Reading the Man: A Portrait of Robert E. Lee Through His Private Letters

Elizabeth Brown Pryor

On 8 September 2021, the Robert E. Lee statue was removed and cut into two pieces in Richmond, the ex-capital of the Confederacy.

Intrigued by this act, I reread Reading the Man A Portrait of Robert E Lee Through His Private Letters by Elizabeth Brown Pryor. This book won the Lincoln Prize.
Published in 2007 I wanted to delve deeper, beyond the caricature, into RE Lee’s view in slavery. After all, his very famous name Robert E Lee was an artifice created by the popular press. (p xi and 300).

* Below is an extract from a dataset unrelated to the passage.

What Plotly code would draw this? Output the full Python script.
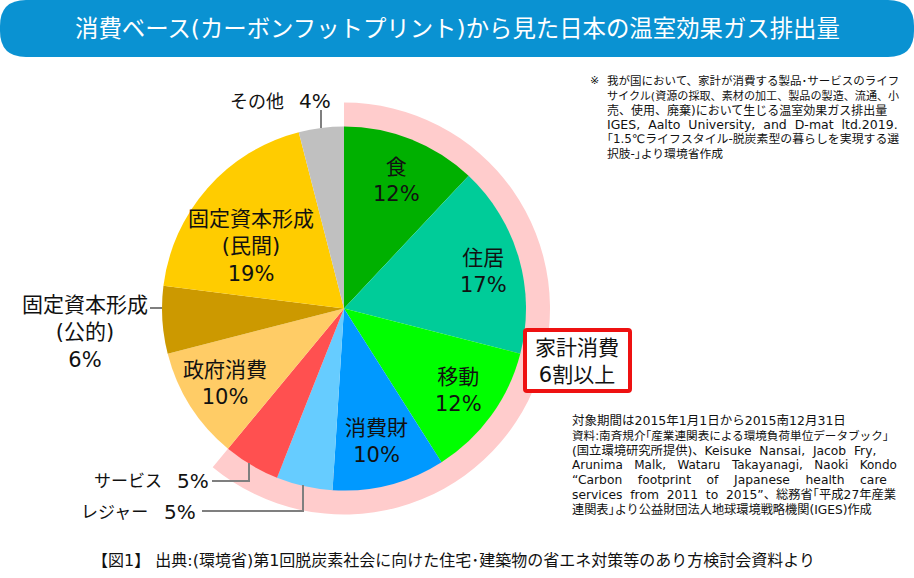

“… Lee declined either to defend the institution (of slavery) completely or to work to destroy it. Instead, he chose to distance himself and to accept an elaborate middle ground that acknowledges its faults but justifies its existence” – page 152.

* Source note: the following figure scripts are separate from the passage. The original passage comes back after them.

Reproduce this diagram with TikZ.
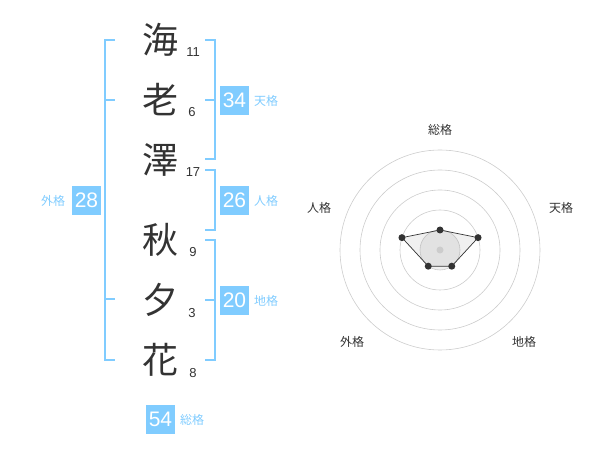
\documentclass[tikz,border=0pt]{standalone}
\usepackage{fontspec}
\setmainfont{Noto Sans CJK JP}
\newfontfamily\numfont{Liberation Sans}
\usetikzlibrary{positioning}
\definecolor{kakublue}{HTML}{80CCFF}
\definecolor{inkgray}{HTML}{333333}
\definecolor{ringgray}{HTML}{CCCCCC}

\begin{document}
\begin{tikzpicture}[
  x=1pt, y=-1pt,
  every node/.style={inner sep=0pt, outer sep=0pt},
  kanji/.style={font=\fontsize{36}{36}\selectfont, text=inkgray},
  strokes/.style={font=\numfont\fontsize{13}{13}\selectfont, text=inkgray},
  kakubox/.style={fill=kakublue, text=white, minimum width=29pt, minimum height=29pt,
    font=\numfont\fontsize{21}{21}\selectfont},
  kakulabel/.style={text=kakublue, font=\fontsize{12}{12}\selectfont},
  kakuline/.style={draw=kakublue, line width=2pt},
  ring/.style={draw=ringgray, line width=0.6pt},
  axislabel/.style={text=inkgray, font=\fontsize{12}{12}\selectfont},
  dot/.style={circle, fill=inkgray, minimum size=7pt},
]
\useasboundingbox (0,0) rectangle (600,470);

% name characters and stroke counts
\node[kanji] (c1) at (160,40)  {海};
\node[kanji] (c2) at (160,100) {老};
\node[kanji] (c3) at (160,160) {澤};
\node[kanji] (c4) at (160,240) {秋};
\node[kanji] (c5) at (160,300) {夕};
\node[kanji] (c6) at (160,360) {花};
\node[strokes] (n1) at (193,52)  {11};
\node[strokes] (n2) at (192,112) {6};
\node[strokes] (n3) at (193,172) {17};
\node[strokes] (n4) at (193,252) {9};
\node[strokes] (n5) at (192,313) {3};
\node[strokes] (n6) at (193,373) {8};

% brackets
\draw[kakuline] (115,40) -- (105,40) -- (105,360) -- (115,360);
\draw[kakuline] (105,100) -- (115,100);
\draw[kakuline] (105,299) -- (115,299);
\draw[kakuline] (205,40) -- (215,40) -- (215,159) -- (205,159);
\draw[kakuline] (215,100) -- (205,100);
\draw[kakuline] (205,170) -- (215,170) -- (215,230) -- (205,230);
\draw[kakuline] (205,240) -- (215,240) -- (215,360) -- (205,360);
\draw[kakuline] (215,300) -- (205,300);

% totals
\node[kakubox] (ten) at (234.5,100.5) {34};
\node[kakulabel, right=5pt of ten] (tenL) {天格};
\node[kakubox] (jin) at (234.5,200.5) {26};
\node[kakulabel, right=5pt of jin] (jinL) {人格};
\node[kakubox] (chi) at (234.5,300.5) {20};
\node[kakulabel, right=5pt of chi] (chiL) {地格};
\node[kakubox] (gai) at (86.5,200.5) {28};
\node[kakulabel, left=7pt of gai] (gaiL) {外格};
\node[kakubox] (sou) at (160.5,419.5) {54};
\node[kakulabel, right=5pt of sou] (souL) {総格};

% radar chart
\begin{scope}[shift={(440,250)}, y=1pt]
  \foreach \r in {100,80,60,40}
    \draw[ring] (0,0) circle (\r);
  \draw[ring, fill=gray!12] (0,0) circle (20);
  \coordinate (pSou) at (90:20);
  \coordinate (pTen) at (18:40);
  \coordinate (pChi) at (-54:20);
  \coordinate (pGai) at (-126:20);
  \coordinate (pJin) at (162:40);
  \fill[gray, fill opacity=0.12] (pSou) -- (pTen) -- (pChi) -- (pGai) -- (pJin) -- cycle;
  \draw[inkgray, line width=0.7pt] (pSou) -- (pTen) -- (pChi) -- (pGai) -- (pJin) -- cycle;
  \fill[ringgray] (0,0) circle (3.5);
  \foreach \p in {pSou,pTen,pChi,pGai,pJin}
    \node[dot] at (\p) {};
  \node[axislabel] (aSou) at (0,120)    {総格};
  \node[axislabel] (aTen) at (121,42)   {天格};
  \node[axislabel] (aChi) at (84,-92)   {地格};
  \node[axislabel] (aGai) at (-88,-92)  {外格};
  \node[axislabel] (aJin) at (-121,42)  {人格};
\end{scope}
\end{tikzpicture}
\end{document}
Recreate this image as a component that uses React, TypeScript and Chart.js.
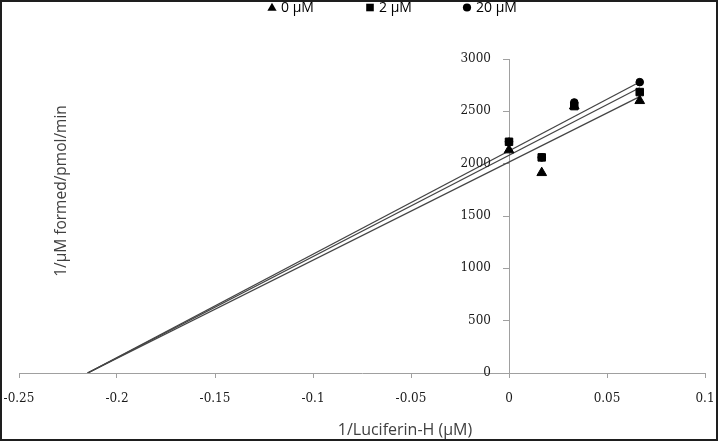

This is not a biography from cradle to grave. Instead, it’s an extended meditation by Pryor on various facets and viewpoints of RE Lee (1807- 1870).

Using extracts of letters, some previously unpublished, written by RE Lee and others, Pryor would then launch into extended discussions of RE Lee’s philosophy, etc in the context of the points and subject matters covered by those letters.

The end result is a very deep meditation. Readers new to RE Lee may not enjoy this approach. It is meant for the more discerning readers.

Personally, I would have like a chapter devoted to RE Lee’s view on slavery. Then we can understand better the current political correctness viewpoints raging through the States.